We remarked how they would fit our décor, but thought it was silly to buy a fake camera when there are plenty of affordable real ones out there. Accordingly, I picked up an old folding Polaroid 100 on eBay on the cheap. Reading up on it, I discovered that Polaroid originally made roll film cameræ for a few years, then went to the wildly successful "pack film" format. These were made for a long time, and in huge numbers. My Model 100 was the first, and probably well over a million of them were produced. The Model 100 was also quite capable with quality glass lenses, a range of film speeds, and an automatic electronic shutter capable of producing correct exposures at speeds from 1/1200 to 10 seconds.
I didn't want to just have it be a shelf queen from the outset. It's a nice working camera, why not run some film through it? I worked with pack film when I worked at the University, taking high speed oscilloscope photographs with Type 667 3000 speed instant B&W film. The old pack film is gratifying to work with and the huge negatives can give excellent sharpness (unlike the later SX-70 style film with the migrating dyes, which produces distinctively soft images).

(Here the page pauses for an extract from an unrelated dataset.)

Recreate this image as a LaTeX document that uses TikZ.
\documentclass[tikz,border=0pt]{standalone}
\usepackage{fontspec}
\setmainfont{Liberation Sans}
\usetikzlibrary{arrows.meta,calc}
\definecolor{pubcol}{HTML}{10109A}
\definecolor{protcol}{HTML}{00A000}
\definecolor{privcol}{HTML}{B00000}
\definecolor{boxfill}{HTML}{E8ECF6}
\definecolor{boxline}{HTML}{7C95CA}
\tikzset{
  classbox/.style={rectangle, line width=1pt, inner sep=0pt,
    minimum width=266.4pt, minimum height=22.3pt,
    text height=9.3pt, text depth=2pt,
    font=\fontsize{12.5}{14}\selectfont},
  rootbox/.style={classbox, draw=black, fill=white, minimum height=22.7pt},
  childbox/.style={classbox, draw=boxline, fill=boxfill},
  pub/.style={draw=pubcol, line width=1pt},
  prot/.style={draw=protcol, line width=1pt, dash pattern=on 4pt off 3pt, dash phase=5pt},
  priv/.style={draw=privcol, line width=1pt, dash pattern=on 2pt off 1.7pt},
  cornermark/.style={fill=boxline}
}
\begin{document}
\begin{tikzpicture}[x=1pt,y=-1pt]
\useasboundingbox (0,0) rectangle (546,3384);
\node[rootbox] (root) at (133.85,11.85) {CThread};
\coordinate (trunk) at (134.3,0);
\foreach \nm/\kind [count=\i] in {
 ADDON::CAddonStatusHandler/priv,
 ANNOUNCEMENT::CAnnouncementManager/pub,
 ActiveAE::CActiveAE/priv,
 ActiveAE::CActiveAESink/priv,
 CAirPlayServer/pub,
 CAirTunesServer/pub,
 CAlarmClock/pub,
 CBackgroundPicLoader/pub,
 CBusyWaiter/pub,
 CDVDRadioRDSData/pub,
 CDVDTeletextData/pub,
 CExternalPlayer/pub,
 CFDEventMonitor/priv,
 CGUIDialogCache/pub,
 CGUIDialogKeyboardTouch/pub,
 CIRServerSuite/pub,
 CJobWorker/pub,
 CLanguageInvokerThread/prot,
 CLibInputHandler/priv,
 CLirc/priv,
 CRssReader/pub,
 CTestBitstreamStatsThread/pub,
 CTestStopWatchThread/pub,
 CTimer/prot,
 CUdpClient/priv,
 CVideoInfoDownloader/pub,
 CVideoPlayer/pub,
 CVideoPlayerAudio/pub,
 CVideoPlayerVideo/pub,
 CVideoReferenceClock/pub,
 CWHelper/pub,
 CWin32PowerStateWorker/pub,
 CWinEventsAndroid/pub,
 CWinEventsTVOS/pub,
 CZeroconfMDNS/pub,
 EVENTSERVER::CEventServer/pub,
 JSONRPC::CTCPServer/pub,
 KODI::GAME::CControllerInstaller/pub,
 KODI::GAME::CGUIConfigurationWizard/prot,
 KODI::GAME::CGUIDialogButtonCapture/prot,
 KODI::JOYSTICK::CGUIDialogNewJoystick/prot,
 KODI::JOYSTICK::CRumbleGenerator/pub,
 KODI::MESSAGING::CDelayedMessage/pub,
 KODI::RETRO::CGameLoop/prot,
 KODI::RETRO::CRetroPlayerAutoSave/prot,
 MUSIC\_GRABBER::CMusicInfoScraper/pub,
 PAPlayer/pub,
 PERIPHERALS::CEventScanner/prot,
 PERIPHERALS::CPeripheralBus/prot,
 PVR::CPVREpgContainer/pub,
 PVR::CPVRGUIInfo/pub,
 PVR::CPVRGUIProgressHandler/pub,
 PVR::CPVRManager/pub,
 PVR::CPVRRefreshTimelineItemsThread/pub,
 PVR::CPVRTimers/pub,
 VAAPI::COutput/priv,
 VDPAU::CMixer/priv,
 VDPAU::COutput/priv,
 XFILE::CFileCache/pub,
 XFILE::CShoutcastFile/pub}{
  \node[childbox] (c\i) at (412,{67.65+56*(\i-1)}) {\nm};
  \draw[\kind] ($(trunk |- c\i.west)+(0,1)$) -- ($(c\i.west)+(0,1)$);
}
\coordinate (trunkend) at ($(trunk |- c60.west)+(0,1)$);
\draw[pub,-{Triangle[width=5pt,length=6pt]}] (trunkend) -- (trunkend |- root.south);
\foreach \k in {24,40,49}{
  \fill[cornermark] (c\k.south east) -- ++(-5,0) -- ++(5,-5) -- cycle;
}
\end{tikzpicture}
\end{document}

A little research revealed that Polaroid no longer offers pack film, but Fuji makes both color and high speed B&W films in this format. It's also possible to buy old expired genuine Polaroid packs on eBay fairly inexpensively.

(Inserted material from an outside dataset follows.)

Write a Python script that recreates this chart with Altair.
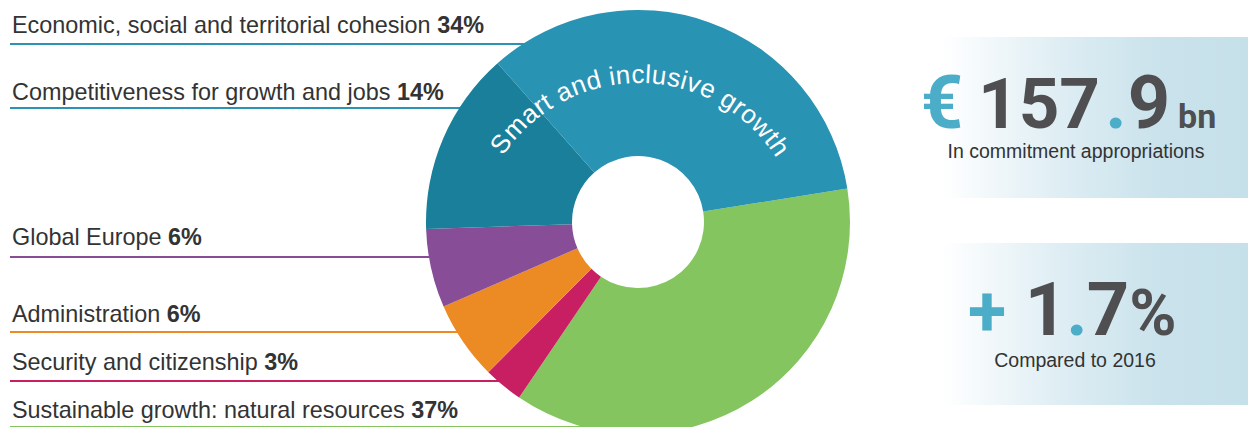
import math
import altair as alt
import pandas as pd

# ---------------- data ----------------
categories = [
    "Sustainable growth: natural resources",
    "Security and citizenship",
    "Administration",
    "Global Europe",
    "Competitiveness for growth and jobs",
    "Economic, social and territorial cohesion",
]
shares = [37, 3, 6, 6, 14, 34]
slice_colors = ["#84C55F", "#C81F62", "#EC8A24", "#874D97", "#197F9A", "#2893B3"]

# labels listed top to bottom as in the picture
label_names = [
    "Economic, social and territorial cohesion",
    "Competitiveness for growth and jobs",
    "Global Europe",
    "Administration",
    "Security and citizenship",
    "Sustainable growth: natural resources",
]
line_colors = ["#2A93B4", "#2A93B4", "#874D97", "#EC8A24", "#C81F62", "#84C55F"]

group_title = "Smart and inclusive growth"
total_amount = ["€", "157", ".", "9", "bn"]
total_caption = "In commitment appropriations"
change_parts = ["+", "1", ".", "7", "%"]
change_caption = "Compared to 2016"

# ---------------- layout (pixels) ----------------
W, H = 1240, 419
CX, CY = 630, 214
R_OUT, R_IN = 212, 66
START = math.radians(80.9)
LABEL_SIZE = 23.4
label_x = 4
label_base = [25, 92, 237, 314, 362, 410]
rule_y = [36, 100, 249, 324, 373, 419]
rule_end = [521, 458, 429, 457, 498, 630]

TEAL = "#4BADC8"
DARK = "#4F4F51"
TXT = "#333333"
FONT = "Liberation Sans"

# Arial / Liberation Sans advance widths (per 1000 em) for text layout
AW = {" ": 278, ",": 278, ":": 278, ".": 278, "%": 889,
      "a": 556, "b": 556, "c": 500, "d": 556, "e": 556, "f": 278, "g": 556, "h": 556,
      "i": 222, "j": 222, "k": 500, "l": 222, "m": 833, "n": 556, "o": 556, "p": 556,
      "q": 556, "r": 333, "s": 500, "t": 278, "u": 556, "v": 500, "w": 722, "x": 500,
      "y": 500, "z": 500, "A": 667, "C": 722, "E": 667, "G": 778, "S": 667}


def text_width(s, size):
    return sum(AW.get(ch, 556) for ch in s) * size / 1000.0


share_of = dict(zip(categories, shares))
one = alt.Data(values=[{}])

# ---------------- underline rules ----------------
rules_df = pd.DataFrame({"x0": [2] * 6, "x1": rule_end, "y": rule_y, "c": line_colors})
rules = alt.Chart(rules_df).mark_rule(strokeWidth=2).encode(
    x=alt.X("x0:Q", scale=None), x2="x1:Q", y=alt.Y("y:Q", scale=None),
    color=alt.Color("c:N", scale=None),
)

# ---------------- labels ----------------
lab_df = pd.DataFrame({
    "name": label_names,
    "pct": [f"{share_of[n]}%" for n in label_names],
    "x": [label_x] * 6,
    "px": [label_x + text_width(n + " ", LABEL_SIZE) for n in label_names],
    "y": label_base,
})
names = alt.Chart(lab_df).mark_text(
    align="left", baseline="alphabetic", font=FONT, fontSize=LABEL_SIZE, color=TXT
).encode(x=alt.X("x:Q", scale=None), y=alt.Y("y:Q", scale=None), text="name:N")
pcts = alt.Chart(lab_df).mark_text(
    align="left", baseline="alphabetic", font=FONT, fontSize=LABEL_SIZE, color=TXT, fontWeight="bold"
).encode(x=alt.X("px:Q", scale=None), y=alt.Y("y:Q", scale=None), text="pct:N")

# ---------------- donut ----------------
donut_df = pd.DataFrame({"category": categories, "share": shares, "idx": list(range(len(categories)))})
donut = alt.Chart(donut_df).mark_arc(outerRadius=R_OUT, innerRadius=R_IN).encode(
    theta=alt.Theta("share:Q", stack=True,
                    scale=alt.Scale(domain=[0, sum(shares)], range=[START, START + 2 * math.pi])),
    color=alt.Color("category:N", scale=alt.Scale(domain=categories, range=slice_colors), legend=None),
    order=alt.Order("idx:Q"),
    x=alt.value(CX), y=alt.value(CY),
)

# ---------------- curved title ----------------
TCX, TCY, TR = 631, 238, 171
ws = [AW.get(ch, 556) for ch in group_title]
centers = []
acc = 0
for w in ws:
    centers.append(acc + w / 2)
    acc += w
a0, a1 = -53.5, 54.9
degs = [a0 + (c - centers[0]) / (centers[-1] - centers[0]) * (a1 - a0) for c in centers]
curve_df = pd.DataFrame({
    "ch": list(group_title),
    "rad": [math.radians(d) for d in degs],
    "rot": [d % 360 for d in degs],
})
curve = alt.Chart(curve_df).mark_text(
    radius=TR, font=FONT, fontSize=26, color="white", align="center", baseline="middle"
).encode(
    theta=alt.Theta("rad:Q", scale=None, stack=None),
    angle=alt.Angle("rot:Q", scale=None),
    text="ch:N",
    x=alt.value(TCX), y=alt.value(TCY),
)

# ---------------- right boxes ----------------
grad = alt.Gradient(
    gradient="linear", x1=0, x2=1, y1=0, y2=0,
    stops=[
        alt.GradientStop(offset=0, color="#FFFFFF"),
        alt.GradientStop(offset=0.08, color="#FFFFFF"),
        alt.GradientStop(offset=0.45, color="#DDEDF3"),
        alt.GradientStop(offset=0.75, color="#C9E2EB"),
        alt.GradientStop(offset=1, color="#C6E0EA"),
    ],
)
box1 = alt.Chart(one).mark_rect(color=grad).encode(
    x=alt.value(907), x2=alt.value(W), y=alt.value(29), y2=alt.value(190))
box2 = alt.Chart(one).mark_rect(color=grad).encode(
    x=alt.value(907), x2=alt.value(W), y=alt.value(235), y2=alt.value(397))


def txt(s, x, y, size, color, weight="normal", font=FONT, align="center"):
    return alt.Chart(one).mark_text(
        text=s, fontSize=size, color=color, fontWeight=weight, font=font,
        align=align, baseline="alphabetic",
    ).encode(x=alt.value(x), y=alt.value(y))


BIG = "Roboto"
DIG = 74
row1 = [
    txt(total_amount[0], 934, 120, DIG, TEAL, "bold", BIG),
    txt(total_amount[1], 1031, 120, 71, DARK, "bold", BIG),
    txt(total_amount[2], 1108, 120, DIG, TEAL, "bold", BIG),
    txt(total_amount[3], 1141, 120, DIG, DARK, "bold", BIG),
    txt(total_amount[4], 1170, 120, 34, DARK, "bold", BIG, align="left"),
    txt(total_caption, 1068, 150, 19.5, TXT),
]
row2 = [
    txt(change_parts[0], 979, 327, 70, TEAL, "bold", BIG),
    txt(change_parts[1], 1038, 327, DIG, DARK, "bold", BIG),
    txt(change_parts[2], 1069, 327, DIG, TEAL, "bold", BIG),
    txt(change_parts[3], 1100, 327, DIG, DARK, "bold", BIG),
    txt(change_parts[4], 1145, 327, 64, DARK, "bold", BIG),
    txt(change_caption, 1067, 359, 19.5, TXT),
]

chart = alt.layer(
    box1, box2, rules, names, pcts, donut, curve, *row1, *row2
).properties(
    width=W, height=H, padding=0,
    autosize=alt.AutoSizeParams(type="none"),
).configure_view(stroke=None)

chart.save("out.html", embed_options={"renderer": "svg", "actions": False})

The camera uses an uncommon 4.5 volt snap terminal battery, so I rounded up a compact 3 AAA cell holder from a defunct LED flashlight and attached snap terminals to it. The camera also needed a little cleaning and adjustment and took a little fiddling before the electronic shutter would work reliably. I had chosen an inexpensive one, which was obviously an old early model that had been used extensively. However, they're quality construction, built to last, and fairly easy to work on.
The first pack of old film was long expired, so the development chemicals didn't quite cover the whole frame, and there was some color shift and loss of contrast. This brand new photograph looks like it was taken half a century ago. I quite like the effect.
The ergonomics of these early pack film designs is a little odd, I had to get back into the habit of holding the camera a certain way, and being careful not to block the film exit door when pulling the tab. However, I really enjoy the whole whole process. First you focus the image by holding the camera in both hands and sliding the top assembly (marked with a "1") from side to side with your index fingers to focus. While the mechanism is a little odd, it's a nice Zeiss parallax corrected coupled rangefinder. Then you take the picture by pressing the shutter release (marked "2"). The shutter will open for the correct amount of time for the film in use and lighting. You can now cock the shutter for the next picture (the cocking lever is marked with a "3"). Now to develop the film. There will be a white tab sticking out of the side of the camera through a slot marked "4". While holding the camera in your left hand, smoothly pull the white tab straight out with your right hand, taking care not to block the opening of the hinged gate next to the film slot. This pulls the negative from up front (where it is exposed) to the back (next to the development rollers). Now for the actual development. Pulling the white tab has brought out a black/yellow tab made of heavier material. Pull this tab the same way as the white one, but it will require more force. What it's doing is pulling the negative, print paper, and developer pod through a set of rollers. The rollers break open the developer pod and (ideally) spread the developer evenly between the negative and print. You then wait a specific amount of time (classically, 60 seconds, but a short as 15 seconds with some of the newer films) and peel apart the print and negative.
Bam! Instant photography! An incredible number of photographs were taken this way over the years. It's a hands on, organic process that's strangely satisfying. The early films (including the high speed oscilloscope film I used to use had to be coated after development to avoid the silver oxidizing. They came with a tube containing an applicator soaked with sticky goo. Fortunately, the modern films don't need this messy step (although they're messy enough, with the separated negative covered in caustic developer).